Defense Minister Benny Gantz on Thursday nominated Col. Doron Ben-Barak to serve as the country’s next military censor.
Ben-Barak, who currently serves as the deputy military advocate-general, will replace Col. (res.) Eyal Samuelov, who has served in the position in an interim capacity since the previous military censor, Brig. Gen. Ariela Ben-Avraham, left the post in February.
Israel is something of a rarity among democratic countries in its use of a military censor to prevent publication of classified material. Under Israeli law, all news articles — in both traditional media and social media — dealing with national security and related issues must be approved by the censor before publication.
Ben-Barak, 47, has served in a variety of military positions over the past 25 years, most of them related to military law.

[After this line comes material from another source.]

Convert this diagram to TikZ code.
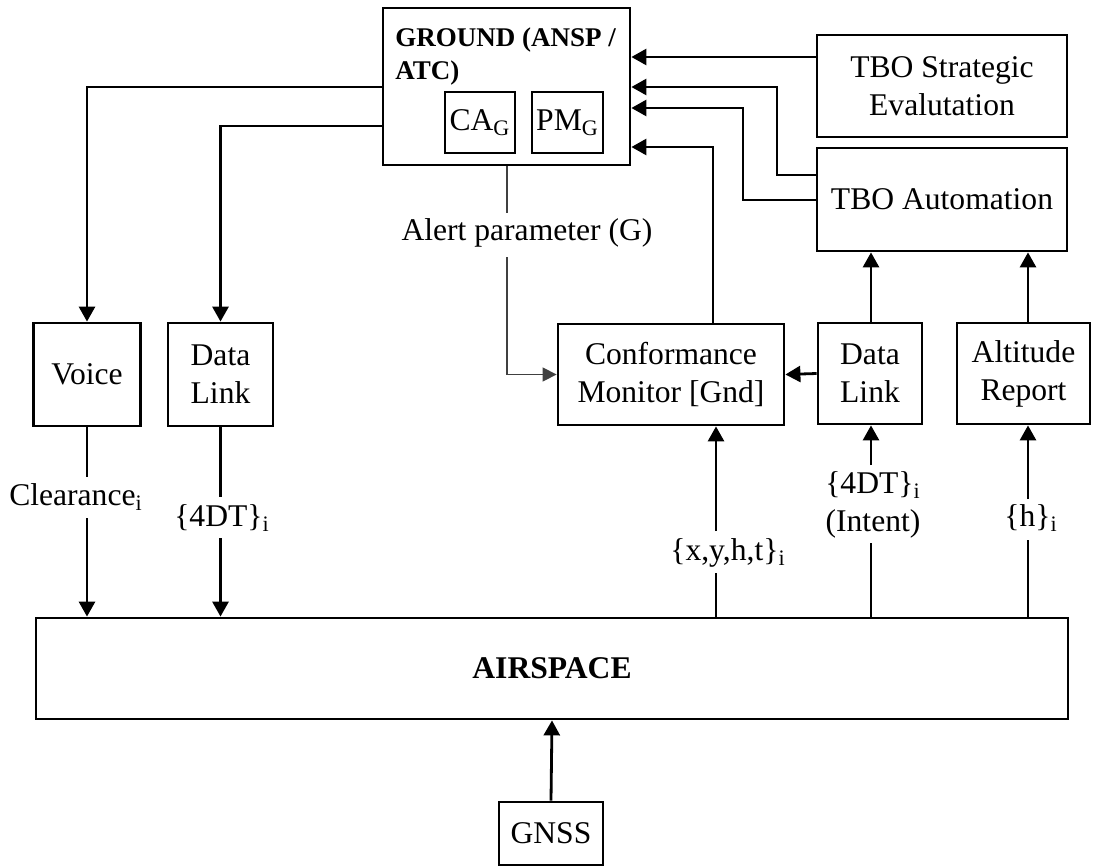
\documentclass[tikz,border=0pt]{standalone}
\usepackage{fontspec}
\setmainfont{Liberation Serif}
\usetikzlibrary{arrows.meta}
\begin{document}
\begin{tikzpicture}[x=0.5pt,y=-0.5pt,
 box/.style={draw,line width=1.4pt,inner sep=0pt,align=center,font=\fontsize{15.8}{19}\selectfont},
 lbl/.style={inner sep=0pt,align=center,font=\fontsize{15.8}{19}\selectfont},
 con/.style={line width=1.4pt},
 arr/.style={con,-{Triangle[length=7.5pt,width=8pt]}},
 alertline/.style={line width=0.7pt,black!75},
 alertarr/.style={alertline,-{Triangle[length=7pt,width=7pt]}}]
\useasboundingbox (0,0) rectangle (1093,867);
% boxes
\node[box,minimum width=123.5pt,minimum height=78.5pt] (ground) at (506.5,86.5) {};
\node[font=\bfseries\fontsize{13.5}{16.5}\selectfont,align=left,anchor=north west,inner sep=0pt] (gtitle) at (395,27) {GROUND (ANSP /\\ATC)};
\node[box,minimum width=35pt,minimum height=30.5pt] (ca) at (480,122.5) {CA\textsubscript{G}};
\node[box,minimum width=35.5pt,minimum height=30.5pt] (pm) at (567.5,122.5) {PM\textsubscript{G}};
\node[box,minimum width=125pt,minimum height=51pt] (strat) at (942,86) {TBO Strategic\\Evalutation};
\node[box,minimum width=125pt,minimum height=51.5pt] (auto) at (942,199.5) {TBO Automation};
\node[box,minimum width=53.5pt,minimum height=51.5pt] (voice) at (87,374.5) {Voice};
\node[box,minimum width=52.5pt,minimum height=51.5pt] (dl1) at (220.5,374.5) {Data\\Link};
\node[box,minimum width=113pt,minimum height=50.5pt] (cm) at (671,374.5) {Conformance\\Monitor [Gnd]};
\node[box,minimum width=52pt,minimum height=50.5pt] (dl2) at (870,373.5) {Data\\Link};
\node[box,minimum width=66.5pt,minimum height=50.5pt] (alt) at (1023.5,373.5) {Altitude\\Report};
\node[box,minimum width=516pt,minimum height=50.5pt,font=\bfseries\fontsize{15.8}{19}\selectfont] (air) at (552,668.5) {AIRSPACE};
\node[box,minimum width=52pt,minimum height=31.5pt] (gnss) at (551,833.5) {GNSS};
% labels
\node[lbl] (lclr) at (76,497) {Clearance\textsubscript{i}};
\node[lbl] (l4dt1) at (222,518) {\{4DT\}\textsubscript{i}};
\node[lbl] (lxyht) at (728,553) {\{x,y,h,t\}\textsubscript{i}};
\node[lbl] (l4dt2) at (873,505) {\{4DT\}\textsubscript{i}\\(Intent)};
\node[lbl] (lh) at (1031,518) {\{h\}\textsubscript{i}};
\node[lbl] (lalert) at (527,233) {Alert parameter (G)};
% connectors into ground
\draw[arr] (strat.west |- 0,57) -- (ground.east |- 0,57);
\draw[arr] (auto.west |- 0,175) -| (777,87) -- (ground.east |- 0,87);
\draw[arr] (auto.west |- 0,200) -| (743,108) -- (ground.east |- 0,108);
\draw[arr] (713,0 |- cm.north) |- (ground.east |- 0,147);
% ground to voice / data link
\draw[arr] (ground.west |- 0,87) -| (voice.north);
\draw[arr] (ground.west |- 0,126) -| (dl1.north);
% down to airspace
\draw[con] (voice.south) -- (voice.south |- 0,477);
\draw[arr] (voice.south |- 0,518) -- (voice.south |- air.north);
\draw[con] (dl1.south) -- (dl1.south |- 0,497);
\draw[arr] (dl1.south |- 0,538) -- (dl1.south |- air.north);
% up from airspace
\draw[con] (716,0 |- air.north) -- (716,573);
\draw[arr] (716,531) -- (716,0 |- cm.south);
\draw[con] (871,0 |- air.north) -- (871,543);
\draw[arr] (871,465) -- (871,0 |- dl2.south);
\draw[con] (1028,0 |- air.north) -- (1028,540);
\draw[arr] (1028,499) -- (1028,0 |- alt.south);
% others
\draw[arr] (dl2.west) -- (cm.east);
\draw[arr] (871,0 |- dl2.north) -- (871,0 |- auto.south);
\draw[arr] (1028,0 |- alt.north) -- (1028,0 |- auto.south);
\draw[arr] (gnss.north) -- (air.south);
% alert parameter
\draw[alertline] (507,0 |- ground.south) -- (507,213);
\draw[alertarr] (507,257) |- (cm.west);
\end{tikzpicture}
\end{document}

Ben-Barak served as the chief legal adviser to the IDF Home Front Command, legal adviser to the West Bank division, and chief prosecutor in the IDF Central Command and Israeli Air Force.
He has a law degree from the Hebrew University of Jerusalem and is a graduate of the IDF’s National Security College.
Ben-Barak will be promoted to the rank of brigadier general before entering the position of military censor.
The military censor, part of the IDF Military Intelligence Directorate, has the authority to prevent information from being published by anyone except for politicians, who have in the past used this ability to disseminate otherwise gagged information.
Over the decades, the censor has faced allegations that it has been used politically and to prevent embarrassing the military and government, rather than to prevent direct harm to national security. In the current age when information can be easily published by anyone on the internet, the censor has been accused of being an outdated tool to prevent the spread of classified or sensitive information.
Israeli media outlets often skirt the censor by quoting foreign reports, rather than Israeli sources. However, even this practice does not work in all cases, as the censor can and has barred even these foreign reports, including in cases where the information was readily available online.